Rows from a dataset of charts and code:
--*--
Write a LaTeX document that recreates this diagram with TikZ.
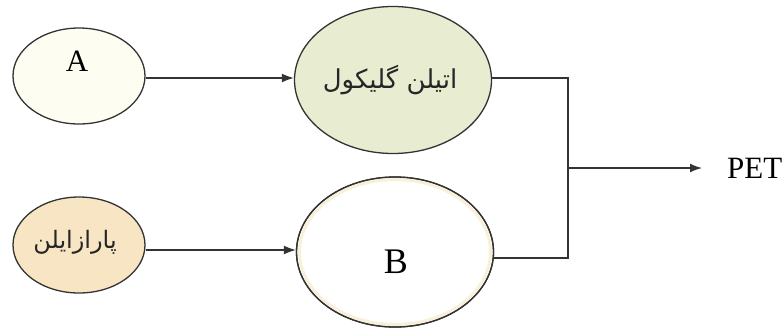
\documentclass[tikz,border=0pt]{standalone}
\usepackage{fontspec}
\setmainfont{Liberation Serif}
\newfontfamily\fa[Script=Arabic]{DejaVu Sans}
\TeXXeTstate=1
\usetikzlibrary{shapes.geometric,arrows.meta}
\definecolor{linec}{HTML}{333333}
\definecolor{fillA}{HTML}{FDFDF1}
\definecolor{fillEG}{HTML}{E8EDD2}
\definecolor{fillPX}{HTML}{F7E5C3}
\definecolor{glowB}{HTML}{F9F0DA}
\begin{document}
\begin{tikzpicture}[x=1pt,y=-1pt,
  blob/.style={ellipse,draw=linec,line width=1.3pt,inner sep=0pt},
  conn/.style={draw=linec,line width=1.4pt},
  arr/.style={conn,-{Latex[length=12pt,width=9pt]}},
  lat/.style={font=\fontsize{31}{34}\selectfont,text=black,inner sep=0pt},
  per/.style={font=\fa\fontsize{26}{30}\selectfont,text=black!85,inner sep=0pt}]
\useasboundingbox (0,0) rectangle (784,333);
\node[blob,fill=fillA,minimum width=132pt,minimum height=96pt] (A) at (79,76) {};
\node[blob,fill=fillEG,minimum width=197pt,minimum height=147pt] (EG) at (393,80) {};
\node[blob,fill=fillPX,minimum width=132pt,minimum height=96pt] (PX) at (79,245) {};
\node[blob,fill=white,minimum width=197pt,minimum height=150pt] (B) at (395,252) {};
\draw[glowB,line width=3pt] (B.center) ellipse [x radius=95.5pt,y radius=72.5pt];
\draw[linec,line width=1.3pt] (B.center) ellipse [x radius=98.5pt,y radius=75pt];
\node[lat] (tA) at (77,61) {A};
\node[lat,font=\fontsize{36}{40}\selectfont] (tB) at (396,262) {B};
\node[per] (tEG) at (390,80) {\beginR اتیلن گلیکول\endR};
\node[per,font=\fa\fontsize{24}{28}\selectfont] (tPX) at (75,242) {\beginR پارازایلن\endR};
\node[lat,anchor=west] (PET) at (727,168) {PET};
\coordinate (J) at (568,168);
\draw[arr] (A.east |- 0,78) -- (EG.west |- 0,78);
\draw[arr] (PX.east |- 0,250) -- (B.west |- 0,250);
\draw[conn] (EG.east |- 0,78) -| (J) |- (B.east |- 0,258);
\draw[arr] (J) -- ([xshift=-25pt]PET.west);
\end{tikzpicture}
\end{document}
--*--
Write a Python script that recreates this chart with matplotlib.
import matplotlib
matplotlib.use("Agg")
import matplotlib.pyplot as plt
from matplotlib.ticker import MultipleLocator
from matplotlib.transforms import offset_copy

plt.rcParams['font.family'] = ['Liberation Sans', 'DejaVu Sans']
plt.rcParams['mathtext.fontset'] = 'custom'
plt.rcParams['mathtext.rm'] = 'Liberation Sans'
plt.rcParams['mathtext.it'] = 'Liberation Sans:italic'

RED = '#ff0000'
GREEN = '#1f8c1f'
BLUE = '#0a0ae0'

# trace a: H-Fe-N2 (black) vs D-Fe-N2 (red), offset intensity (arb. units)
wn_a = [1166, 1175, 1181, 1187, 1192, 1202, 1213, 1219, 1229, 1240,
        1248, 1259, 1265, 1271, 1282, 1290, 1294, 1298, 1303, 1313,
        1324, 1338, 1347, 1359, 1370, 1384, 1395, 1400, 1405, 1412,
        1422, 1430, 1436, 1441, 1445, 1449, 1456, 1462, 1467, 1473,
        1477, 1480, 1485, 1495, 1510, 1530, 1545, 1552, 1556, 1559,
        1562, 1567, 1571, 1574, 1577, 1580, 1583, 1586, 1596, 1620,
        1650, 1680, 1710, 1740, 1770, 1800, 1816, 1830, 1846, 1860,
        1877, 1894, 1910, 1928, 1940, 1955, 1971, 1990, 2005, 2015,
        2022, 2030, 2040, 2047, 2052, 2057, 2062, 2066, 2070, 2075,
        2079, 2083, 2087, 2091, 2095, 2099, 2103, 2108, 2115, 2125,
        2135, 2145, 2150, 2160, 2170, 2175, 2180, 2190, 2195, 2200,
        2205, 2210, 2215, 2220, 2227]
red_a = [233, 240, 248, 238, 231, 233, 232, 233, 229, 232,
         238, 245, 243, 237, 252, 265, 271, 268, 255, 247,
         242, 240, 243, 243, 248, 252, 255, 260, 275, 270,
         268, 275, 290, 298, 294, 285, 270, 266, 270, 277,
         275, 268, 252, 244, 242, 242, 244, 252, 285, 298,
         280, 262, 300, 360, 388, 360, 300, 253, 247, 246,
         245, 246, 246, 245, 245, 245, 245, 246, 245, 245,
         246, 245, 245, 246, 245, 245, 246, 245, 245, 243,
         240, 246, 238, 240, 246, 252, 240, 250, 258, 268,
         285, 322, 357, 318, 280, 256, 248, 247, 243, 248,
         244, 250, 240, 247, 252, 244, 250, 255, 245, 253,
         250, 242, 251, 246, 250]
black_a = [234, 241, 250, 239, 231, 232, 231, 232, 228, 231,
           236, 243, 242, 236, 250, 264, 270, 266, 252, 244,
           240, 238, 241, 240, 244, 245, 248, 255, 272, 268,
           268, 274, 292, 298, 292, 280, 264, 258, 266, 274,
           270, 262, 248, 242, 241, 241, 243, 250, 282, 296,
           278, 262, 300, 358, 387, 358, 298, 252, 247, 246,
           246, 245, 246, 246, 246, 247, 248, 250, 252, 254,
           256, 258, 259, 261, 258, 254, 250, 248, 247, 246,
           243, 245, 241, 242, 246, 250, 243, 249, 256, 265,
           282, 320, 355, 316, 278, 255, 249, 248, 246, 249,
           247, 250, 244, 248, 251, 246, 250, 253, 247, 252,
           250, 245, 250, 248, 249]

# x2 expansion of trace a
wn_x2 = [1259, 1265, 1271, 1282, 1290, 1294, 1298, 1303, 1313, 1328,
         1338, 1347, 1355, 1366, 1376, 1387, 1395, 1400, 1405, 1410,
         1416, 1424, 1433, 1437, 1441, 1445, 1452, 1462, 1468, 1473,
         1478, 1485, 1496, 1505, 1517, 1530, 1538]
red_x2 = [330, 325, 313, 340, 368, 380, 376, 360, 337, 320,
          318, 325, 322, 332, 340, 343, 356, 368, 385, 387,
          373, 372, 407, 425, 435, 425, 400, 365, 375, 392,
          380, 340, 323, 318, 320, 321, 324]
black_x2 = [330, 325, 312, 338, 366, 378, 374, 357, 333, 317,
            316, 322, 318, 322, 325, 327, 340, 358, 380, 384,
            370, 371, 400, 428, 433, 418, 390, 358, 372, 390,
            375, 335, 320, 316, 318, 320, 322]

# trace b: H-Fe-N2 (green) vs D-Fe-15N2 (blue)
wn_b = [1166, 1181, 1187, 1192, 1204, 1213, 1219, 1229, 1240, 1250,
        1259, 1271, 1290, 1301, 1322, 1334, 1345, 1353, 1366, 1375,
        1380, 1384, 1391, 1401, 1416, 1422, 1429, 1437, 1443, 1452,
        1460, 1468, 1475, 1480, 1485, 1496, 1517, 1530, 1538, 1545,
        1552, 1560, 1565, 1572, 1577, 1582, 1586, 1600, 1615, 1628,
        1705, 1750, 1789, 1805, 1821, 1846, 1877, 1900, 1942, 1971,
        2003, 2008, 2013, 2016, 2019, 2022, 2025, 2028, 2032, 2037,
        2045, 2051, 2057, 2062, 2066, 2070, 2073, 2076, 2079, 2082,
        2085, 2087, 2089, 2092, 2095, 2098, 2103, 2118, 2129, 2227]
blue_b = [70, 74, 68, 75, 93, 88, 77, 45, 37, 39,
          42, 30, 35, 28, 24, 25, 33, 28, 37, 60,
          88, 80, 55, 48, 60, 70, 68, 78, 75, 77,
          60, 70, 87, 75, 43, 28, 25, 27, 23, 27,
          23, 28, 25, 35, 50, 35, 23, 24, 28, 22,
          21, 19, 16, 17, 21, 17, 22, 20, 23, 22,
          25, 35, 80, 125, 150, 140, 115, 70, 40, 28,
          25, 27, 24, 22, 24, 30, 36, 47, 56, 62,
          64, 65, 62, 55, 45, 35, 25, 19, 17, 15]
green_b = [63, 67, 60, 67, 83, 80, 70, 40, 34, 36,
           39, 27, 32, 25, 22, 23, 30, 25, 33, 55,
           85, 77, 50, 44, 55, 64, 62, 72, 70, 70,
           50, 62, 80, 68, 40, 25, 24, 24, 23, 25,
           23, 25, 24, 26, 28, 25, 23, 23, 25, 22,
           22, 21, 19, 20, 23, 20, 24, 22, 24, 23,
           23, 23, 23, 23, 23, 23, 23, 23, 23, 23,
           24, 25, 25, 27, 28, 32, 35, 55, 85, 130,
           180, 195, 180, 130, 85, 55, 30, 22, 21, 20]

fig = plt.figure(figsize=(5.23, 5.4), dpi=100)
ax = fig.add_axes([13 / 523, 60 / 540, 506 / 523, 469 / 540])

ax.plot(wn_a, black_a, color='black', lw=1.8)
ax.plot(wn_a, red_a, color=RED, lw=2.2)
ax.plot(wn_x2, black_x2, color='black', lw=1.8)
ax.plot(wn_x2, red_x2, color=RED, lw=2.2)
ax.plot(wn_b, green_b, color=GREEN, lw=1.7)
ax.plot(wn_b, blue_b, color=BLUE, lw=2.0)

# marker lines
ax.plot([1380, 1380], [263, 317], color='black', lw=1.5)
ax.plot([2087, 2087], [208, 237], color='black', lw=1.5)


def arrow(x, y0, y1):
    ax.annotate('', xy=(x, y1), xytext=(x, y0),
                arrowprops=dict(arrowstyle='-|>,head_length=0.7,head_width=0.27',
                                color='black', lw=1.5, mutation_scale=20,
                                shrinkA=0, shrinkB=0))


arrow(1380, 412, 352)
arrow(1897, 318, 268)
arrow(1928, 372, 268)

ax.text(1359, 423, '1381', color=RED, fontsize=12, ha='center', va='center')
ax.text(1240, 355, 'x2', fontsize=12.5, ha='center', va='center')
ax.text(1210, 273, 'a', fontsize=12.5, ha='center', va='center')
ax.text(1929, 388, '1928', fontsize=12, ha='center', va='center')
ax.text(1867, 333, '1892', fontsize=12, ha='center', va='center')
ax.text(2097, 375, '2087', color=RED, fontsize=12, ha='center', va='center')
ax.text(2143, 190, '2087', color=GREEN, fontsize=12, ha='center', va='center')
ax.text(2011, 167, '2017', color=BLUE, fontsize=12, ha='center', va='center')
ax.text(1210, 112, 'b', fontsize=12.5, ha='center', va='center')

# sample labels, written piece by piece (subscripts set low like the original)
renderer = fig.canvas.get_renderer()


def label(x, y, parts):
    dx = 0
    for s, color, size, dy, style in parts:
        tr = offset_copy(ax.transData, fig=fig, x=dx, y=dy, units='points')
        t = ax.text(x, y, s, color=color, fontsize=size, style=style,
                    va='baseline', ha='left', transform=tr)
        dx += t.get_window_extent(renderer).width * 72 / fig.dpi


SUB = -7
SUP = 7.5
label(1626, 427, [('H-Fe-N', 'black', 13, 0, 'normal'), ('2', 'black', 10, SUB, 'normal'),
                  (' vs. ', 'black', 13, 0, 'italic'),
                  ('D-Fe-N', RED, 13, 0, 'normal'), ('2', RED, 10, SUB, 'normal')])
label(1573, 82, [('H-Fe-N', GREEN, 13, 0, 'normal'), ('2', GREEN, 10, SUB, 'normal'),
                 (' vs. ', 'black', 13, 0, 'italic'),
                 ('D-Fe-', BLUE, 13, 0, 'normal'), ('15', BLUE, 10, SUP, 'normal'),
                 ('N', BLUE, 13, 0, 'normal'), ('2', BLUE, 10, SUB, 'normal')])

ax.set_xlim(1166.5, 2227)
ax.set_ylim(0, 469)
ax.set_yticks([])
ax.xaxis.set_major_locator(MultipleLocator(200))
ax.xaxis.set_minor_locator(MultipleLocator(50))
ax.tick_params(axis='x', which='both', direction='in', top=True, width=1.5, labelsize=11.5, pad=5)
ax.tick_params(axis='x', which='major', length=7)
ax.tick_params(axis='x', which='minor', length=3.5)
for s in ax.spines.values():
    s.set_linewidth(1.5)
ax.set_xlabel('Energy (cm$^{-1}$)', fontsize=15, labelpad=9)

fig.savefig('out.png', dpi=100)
--*--
### Job
Select, from the listing, all lines that include the word "with".

### Completed exercise
Write a LaTeX document that recreates this diagram with TikZ.
Write a Python script that recreates this chart with matplotlib.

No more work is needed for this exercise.